### Work to do
Starting with the first line below, extract each line through the one that contains "import plotly.graph_objects as go", inclusive, excluding pictures.

### Collected data
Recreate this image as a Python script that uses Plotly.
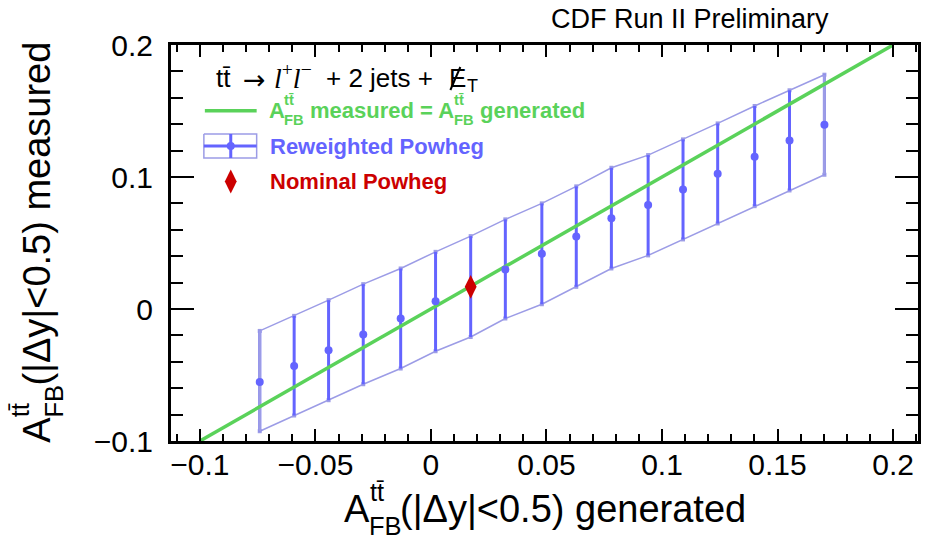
import unicodedata
import plotly.graph_objects as go

# Generated vs measured forward-backward asymmetry, |dy| < 0.5
gen_afb = [-0.0741, -0.0592, -0.0443, -0.0293, -0.0131, 0.0020, 0.0172, 0.0322, 0.0480,
           0.0629, 0.0781, 0.0940, 0.1091, 0.1241, 0.1401, 0.1552, 0.1703]
meas_afb = [-0.0553, -0.0431, -0.0312, -0.0193, -0.0072, 0.0059, 0.0168, 0.0299, 0.0418,
            0.0550, 0.0688, 0.0787, 0.0906, 0.1024, 0.1153, 0.1277, 0.1396]
meas_hi = [-0.0166, -0.0052, 0.0067, 0.0188, 0.0307, 0.0433, 0.0552, 0.0679, 0.0800,
           0.0929, 0.1070, 0.1166, 0.1285, 0.1406, 0.1538, 0.1657, 0.1775]
meas_lo = [-0.0926, -0.0807, -0.0691, -0.0570, -0.0451, -0.0320, -0.0212, -0.0072, 0.0036,
           0.0168, 0.0307, 0.0406, 0.0527, 0.0648, 0.0779, 0.0898, 0.1017]

nominal_gen = [0.0172]
nominal_meas = [0.0168]

diagonal = [-0.1, 0.2]

x_tickvals = [-0.1, -0.05, 0, 0.05, 0.1, 0.15, 0.2]
x_ticktext = ["\u22120.1", "\u22120.05", "0", "0.05", "0.1", "0.15", "0.2"]
y_tickvals = [-0.1, 0, 0.1, 0.2]
y_ticktext = ["\u22120.1", "0", "0.1", "0.2"]

BLUE = "#6464ff"
BAND = "#9c9ce6"
GREEN = "#5ad25a"
RED = "#cc0000"
FONT = "Liberation Sans, Arial, sans-serif"

# pixel geometry of the frame
L, R, T, B = 171, 921, 45, 441
W, H = 925, 540


def px_x(px):
    return (px - L) / (R - L)


def px_y(py):
    return (B - py) / (B - T)


err_up = [h - m for h, m in zip(meas_hi, meas_afb)]
err_dn = [m - l for m, l in zip(meas_afb, meas_lo)]

fig = go.Figure()

# band outline: upper and lower edges
for edge in (meas_hi, meas_lo):
    fig.add_trace(go.Scatter(
        x=gen_afb, y=edge, mode="lines+markers",
        line=dict(color=BAND, width=1.5),
        marker=dict(symbol="square", size=4, color=BAND), hoverinfo="skip"))

# error bars
fig.add_trace(go.Scatter(
    x=gen_afb, y=meas_afb, mode="markers",
    marker=dict(size=0.1, color=BLUE),
    error_y=dict(type="data", symmetric=False, array=err_up, arrayminus=err_dn,
                 color=BLUE, thickness=3, width=0)))

# closing edges of the band
for i in (0, len(gen_afb) - 1):
    fig.add_trace(go.Scatter(
        x=[gen_afb[i], gen_afb[i]], y=[meas_lo[i], meas_hi[i]], mode="lines",
        line=dict(color=BAND, width=3), hoverinfo="skip"))

# measured = generated
fig.add_trace(go.Scatter(
    x=diagonal, y=diagonal, mode="lines", line=dict(color=GREEN, width=3.5)))

# central values
fig.add_trace(go.Scatter(
    x=gen_afb, y=meas_afb, mode="markers",
    marker=dict(symbol="circle", size=8, color=BLUE)))

# nominal sample
fig.add_trace(go.Scatter(
    x=nominal_gen, y=nominal_meas, mode="markers",
    marker=dict(symbol="diamond-tall", size=17, color=RED)))

# ---------- legend keys drawn on a pixel overlay ----------
fig.add_trace(go.Scatter(
    x=[205, 257], y=[110.7, 110.7], xaxis="x2", yaxis="y2", mode="lines",
    line=dict(color=GREEN, width=3.5), hoverinfo="skip"))
fig.add_trace(go.Scatter(
    x=[204, 257, 257, 204, 204], y=[134, 134, 158, 158, 134], xaxis="x2", yaxis="y2",
    mode="lines", line=dict(color=BAND, width=1.5), hoverinfo="skip"))
fig.add_trace(go.Scatter(
    x=[204, 257], y=[146, 146], xaxis="x2", yaxis="y2", mode="lines",
    line=dict(color=BLUE, width=3), hoverinfo="skip"))
fig.add_trace(go.Scatter(
    x=[231, 231], y=[134, 158], xaxis="x2", yaxis="y2", mode="lines",
    line=dict(color=BLUE, width=3), hoverinfo="skip"))
fig.add_trace(go.Scatter(
    x=[231], y=[146], xaxis="x2", yaxis="y2", mode="markers",
    marker=dict(symbol="circle", size=8, color=BLUE), hoverinfo="skip"))
fig.add_trace(go.Scatter(
    x=[231], y=[181.5], xaxis="x2", yaxis="y2", mode="markers",
    marker=dict(symbol="diamond-tall", size=17, color=RED), hoverinfo="skip"))
# slash of the missing-ET symbol
fig.add_trace(go.Scatter(
    x=[451.5, 461.5], y=[90, 67], xaxis="x2", yaxis="y2", mode="lines",
    line=dict(color="black", width=2), hoverinfo="skip"))

# ---------- text with stacked super/subscripts ----------
REG = {' ': 278, '(': 333, ')': 333, '|': 260, '<': 584, '=': 584, '+': 584, '.': 278,
       'A': 667, 'B': 667, 'F': 611, 'T': 611, '\u0394': 612, 'a': 556, 'd': 556,
       'e': 556, 'g': 556, 'm': 833, 'n': 556, 'r': 333, 's': 500, 't': 278, 'u': 556,
       'y': 500}
BOLD = {' ': 278, '=': 584, 'A': 722, 'B': 722, 'F': 611, 'a': 556, 'd': 611, 'e': 556,
        'g': 611, 'm': 889, 'n': 611, 'r': 389, 's': 556, 't': 333, 'u': 611}


def text_width(s, size, bold=False):
    table = BOLD if bold else REG
    tot = 0
    for ch in s:
        if unicodedata.combining(ch):
            continue
        tot += table.get(ch, 556)
    return tot * size / 1000.0


annotations = []


def label(txt, px, py, size, color="black", xanchor="center", angle=0, family=FONT):
    annotations.append(dict(
        text=txt, x=px_x(px), y=px_y(py), xref="paper", yref="paper",
        xanchor=xanchor, yanchor="middle", showarrow=False, borderpad=0,
        textangle=angle, font=dict(family=family, size=size, color=color)))


def rich_width(segments, size, bold=False):
    small = 0.67 * size
    w = 0
    for seg in segments:
        if isinstance(seg, tuple):
            w += max(text_width(seg[0], small, bold), text_width(seg[1], small, bold))
        else:
            w += text_width(seg, size, bold)
    return w


def rich(segments, start, center, size, bold=False, color="black", vertical=False):
    small = 0.67 * size
    pos = 0.0
    sign = -1 if vertical else 1

    def put(txt, offset, w, perp, sz):
        along = start + sign * (offset + w / 2)
        if bold:
            txt = "<b>" + txt + "</b>"
        if vertical:
            label(txt, center + perp, along, sz, color, angle=-90)
        else:
            label(txt, along, center + perp, sz, color)

    for seg in segments:
        if isinstance(seg, tuple):
            sup, sub = seg
            wsup = text_width(sup, small, bold)
            wsub = text_width(sub, small, bold)
            put(sup, pos, wsup, -0.44 * size, small)
            put(sub, pos, wsub, 0.44 * size, small)
            pos += max(wsup, wsub)
        else:
            stripped = seg.strip()
            lead = len(seg) - len(seg.lstrip())
            wl = text_width(" " * lead, size, bold)
            ws = text_width(stripped, size, bold)
            put(stripped, pos + wl, ws, 0, size)
            pos += text_width(seg, size, bold)


TT = "tt\u0304"
AX = 38
xtitle = ["A", (TT, "FB"), "(|\u0394y|<0.5) generated"]
ytitle = ["A", (TT, "FB"), "(|\u0394y|<0.5) measured"]
xw = rich_width(xtitle, AX)
yw = rich_width(ytitle, AX)
rich(xtitle, (L + R) / 2 - xw / 2, 509, AX)
rich(ytitle, (T + B) / 2 + yw / 2, 37, AX, vertical=True)

# legend texts
rich(["A", (TT, "FB"), " measured = A", (TT, "FB"), " generated"], 269, 110, 22,
     bold=True, color=GREEN)
label("<b>Reweighted Powheg</b>", 269, 146, 22, BLUE, xanchor="left")
label("<b>Nominal Powheg</b>", 269, 181, 22, RED, xanchor="left")

# legend header: tt -> l+l- + 2 jets + missing ET
label(TT, 215, 78, 26, xanchor="left")
label("\u2192", 255, 79, 27, family="DejaVu Sans")
label('<i>l</i><sup>+</sup><i>l</i><sup>\u2212</sup>', 293, 76, 28,
      family="Liberation Serif")
label("+ 2 jets +", 326, 78, 26, xanchor="left")
label("E", 449, 78, 26, xanchor="left")
label("T", 467, 86, 18, xanchor="left")

label("CDF Run II Preliminary", 833, 19, 27, xanchor="right")

axis_common = dict(
    showline=True, linecolor="black", linewidth=3, mirror="allticks",
    ticks="inside", tickcolor="black", tickwidth=2, showgrid=False, zeroline=False,
    tickfont=dict(family=FONT, size=30, color="black"))

fig.update_layout(
    width=W, height=H,
    margin=dict(l=L, r=W - R, t=T, b=H - B, pad=0),
    paper_bgcolor="white", plot_bgcolor="white",
    showlegend=False,
    xaxis=dict(range=[-0.1125, 0.2108], tickmode="array", tickvals=x_tickvals,
               ticktext=x_ticktext, ticklen=12, ticklabelstandoff=-5,
               minor=dict(tickmode="linear", tick0=0, dtick=0.01, ticklen=7,
                          tickwidth=2, ticks="inside", tickcolor="black"),
               **axis_common),
    yaxis=dict(range=[-0.1, 0.2], tickmode="array", tickvals=y_tickvals,
               ticktext=y_ticktext, ticklen=23, ticklabelstandoff=9,
               minor=dict(tickmode="linear", tick0=0, dtick=0.02, ticklen=12,
                          tickwidth=2, ticks="inside", tickcolor="black"),
               **axis_common),
    xaxis2=dict(range=[L, R], overlaying="x", visible=False, fixedrange=True),
    yaxis2=dict(range=[B, T], overlaying="y", visible=False, fixedrange=True),
    annotations=annotations,
)

fig.write_html("out.html")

### In response
Recreate this image as a Python script that uses Plotly.
import unicodedata
import plotly.graph_objects as go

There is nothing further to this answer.